Eugene O’Neill (Long Day’s Journey Into Night) winner of four Pulitzer Prizes for drama studied playwriting at Harvard and honed his craft writing one-act melodramas for the Provincetown Players on the northern tip of Cape Cod.  From there he became one of a handful of giants in American theater.

While he was born in New York and found his greatest success on Broadway, O’Neil is one more example of someone developing their talent in smaller towns.

But not all writers from Massachusetts have had the benefit of a Harvard connection. In fact, there is one writer from Belmont, Massachusetts who is a nice role model for this entire blog. Sebastian Junger was armed with a degree in cultural anthropology (from Wesleyan College in Connecticut) when he kicked around as a freelance writer until he had an accident while working as a tree cutter in 1991.

In just so happened that at the same time a six fishermen who had left Gloucester on the Andrea Gale died at sea. Junger became fascinated by what happened and used his down time recovering from his injury to write an article, that became a book, that inspired the movie The Perfect Storm.

Junger writes in the introduction of The Perfect Storm:

“My own experience in the storm was limited to standing on Gloucester’s Back Shore watching thirty-foot swells advance on Cape Ann, but that was all it took. The next day I read in the paper that a Gloucester boat was feared lost at sea, and I clipped the article and stuck it in a drawer. Without even knowing it, I had begun to write The Perfect Storm.”

But what really separates him from everyone else who heard about that story is he followed his curiosity and eventually did the research, wrote the article, then the book that became a #1 New York Times Bestseller and a George Clooney movie. He ended up on Oprah, with a career as a writer, and even part owner of The Half King bar and restaurant in New York.
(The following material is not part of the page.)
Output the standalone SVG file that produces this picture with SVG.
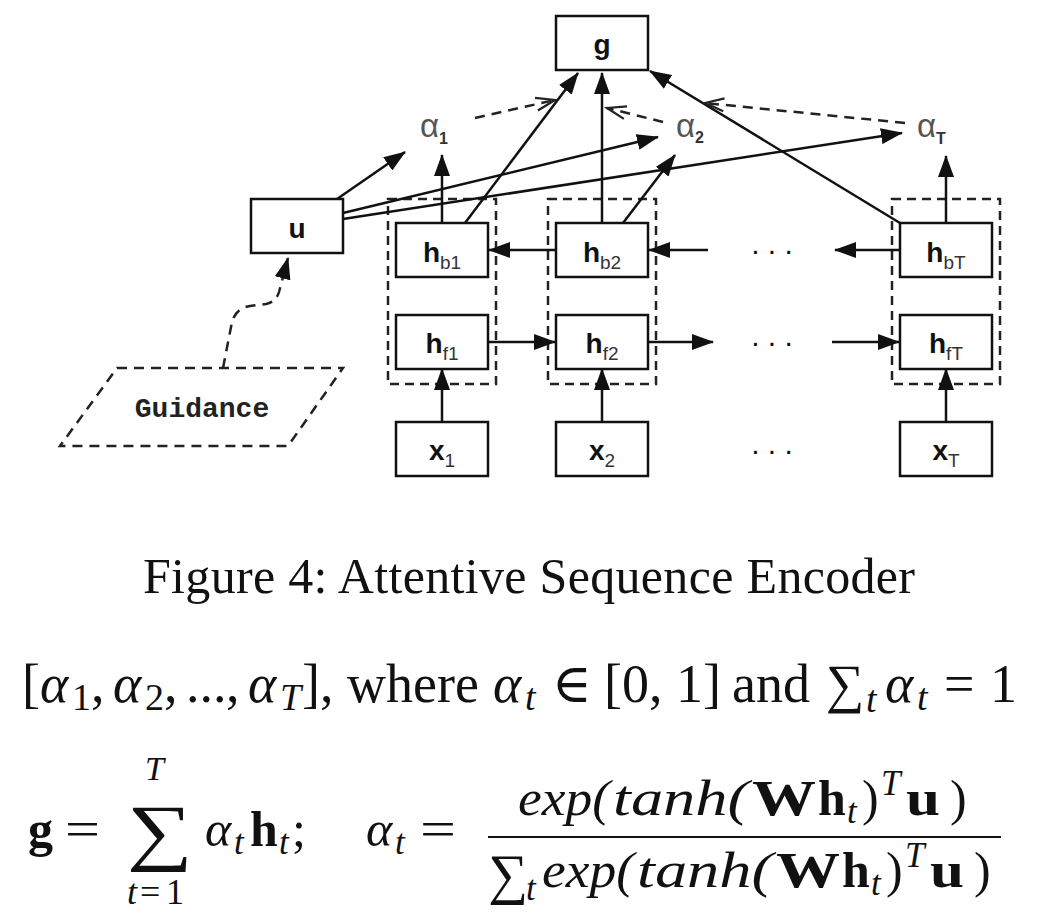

Of course, Massachusetts has a long literary tradition going way back to the Puritans founding the Massachusetts Bay in Colony in 1630, and then with Thoreau, Hawthorne and Emerson that I won’t touch on here. I’m not as interested in an exhaustive history lesson as much as encouraging you to write.

But the well does appear deep in Massachusetts. And here’s one more example for you to focus on your writing not where you live:

“New York’s playwright find of the year (Eugene O’Neill) lives obscurely in a clean little cottage, miles from nowhere on Cape Cod.”
Olin Downs
Boston Sunday Post (August 1920)

Update November 2008: Screenwriters from Boston may be interested in the Screenwriting Certificate Program at Emerson College and the group that calls itself New England’s oldest screenwriters network is the Harvard Square Scriptwriters. If you are interested is shooting in Massachusetts contact the Massachusetts Film Office. Paul Sherman has a book out called Big Screen Boston that goes into detail about some of the many movies that have been made in the Boston area.

Update June 2010: Just learned that two-time Oscar winner Andrew Stanton (Finding Nemo) is from Rockport, Massachusetts.